Après la supervision, l'Europe s'attaque aux produits financiers dérivés :
La Bourse de Francfort, le 20 mai 2010 © AFP / DDP Martin Oeser Après la supervision financière, les Européens vont poursuivre leur offensive en matière de régulation en présentant mercredi, dans le sillage des Etats-Unis, des propositions pour mieux encadrer l'énorme marché des produits dérivés, accusé d'avoir aggravé la crise.
Poussée notamment par la France et l'Allemagne, qui lui ont demandé en juin d'accélérer ses travaux, la Commission européenne compte dévoiler deux projets législatifs, qui ont déjà filtré.
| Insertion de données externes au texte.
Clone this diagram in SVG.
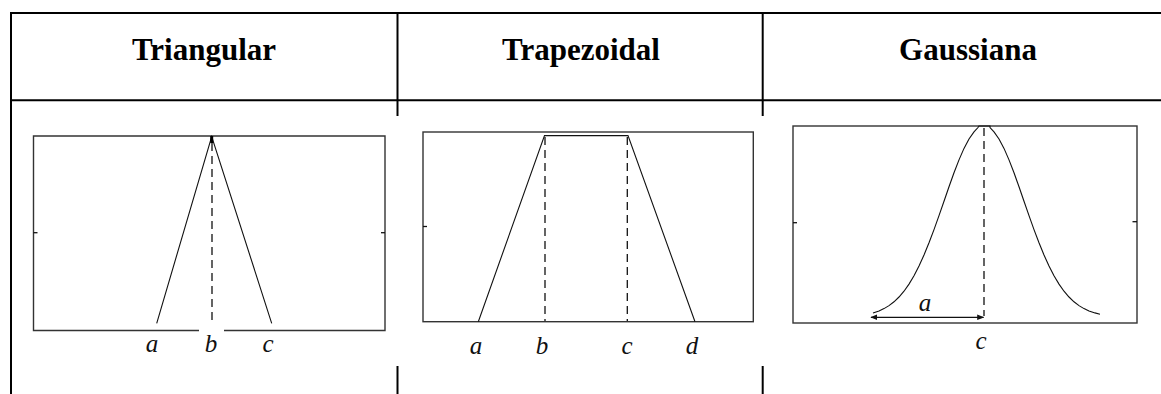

L'un vise à améliorer la transparence des transactions sur les produits dérivés au sein de l'UE, ces contrats financiers que s'échangent les investisseurs pour se couvrir contre des risques financiers liés à la valeur future d'un produit (taux de change, taux d'intérêt, unité de matière première...).
Ces marchés ont crû de manière exponentielle depuis une vingtaine d'années avec très peu de contrôles et s'échangent de gré à gré contrairement à ce qui se passe sur les marchés organisés de type actions et obligations.
Ils viennent d'être réglementés par les Etats-Unis, dans le cadre de la vaste réforme financière promulguée en juillet, avec l'obligation d'échanger tous les produits dérivés normalisés par le biais d'une chambre de compensation.
En Europe, Bruxelles veut obliger la plupart des produits échangés hors de toute régulation à passer aussi par des chambres de compensation: ces organismes assurent le bon déroulement des opérations, et jouent le rôle de fonds de garantie pour éviter le risque de faillites en cascade.
L'exécutif européen propose que les institutions financières soient désormais obligées de centraliser dans des chambres de compensation leurs opérations de gré à gré, une fois que les produits dérivés concernés sont déclarés "éligibles" par la nouvelle Autorité européenne des marchés financiers (ESMA, European Securities and Markets Authority), dont la création est prévue par la réforme de la supervision financière.
Les Etats de l'UE se sont mis d'accord la semaine dernière sur cette réforme, qui devrait entrer en vigueur en janvier 2011.
Les entreprises non financières qui réalisent des opérations sur des dérivés pour couvrir leurs risques de changes ou de taux d'intérêt ne seraient pas obligées, elles, de passer par des chambres de compensation, jusqu'à un certain seuil de transactions.
L'ESMA jouerait par ailleurs un "rôle clé" dans la supervision des chambres de compensation en Europe, souligne le projet de texte.
Dans une deuxième proposition, Bruxelles veut aussi mieux réguler les ventes "à découvert", qui permettent à des opérateurs de vendre des titres qu'ils ne possèdent pas encore, avec l'espoir de les racheter plus tard à un prix plus intéressant.
Les ventes à découvert "à nu", particulièrement spéculatives, permettent à l'investisseur de vendre à terme un actif sans l'avoir emprunté avant ou s'être assuré de sa disponibilité.
L'Allemagne a décidé en mai dernier de les interdire temporairement pour certains produits financiers, notamment les emprunts d'Etat de la zone euro, provoquant l'irritation de la France, qui avait refusé de suivre Berlin.
Dans son texte, Bruxelles propose d'obliger les opérateurs qui recourent aux ventes à découvert "à nu" sur les actions et les obligations d'Etat à donner des informations sur leurs positions de vente et à fournir des garanties qu'ils pourront délivrer ce qu'ils promettent.
Enfin, la Commission propose également de mieux encadrer les opérations sur les CDS ("credit default swap"), produits dérivés qui servent d'assurance contre le risque de défaillance d'une obligation d'Etat. Les pratiques spéculatives sur ce type de produits avaient été désignées pendant la crise grecque.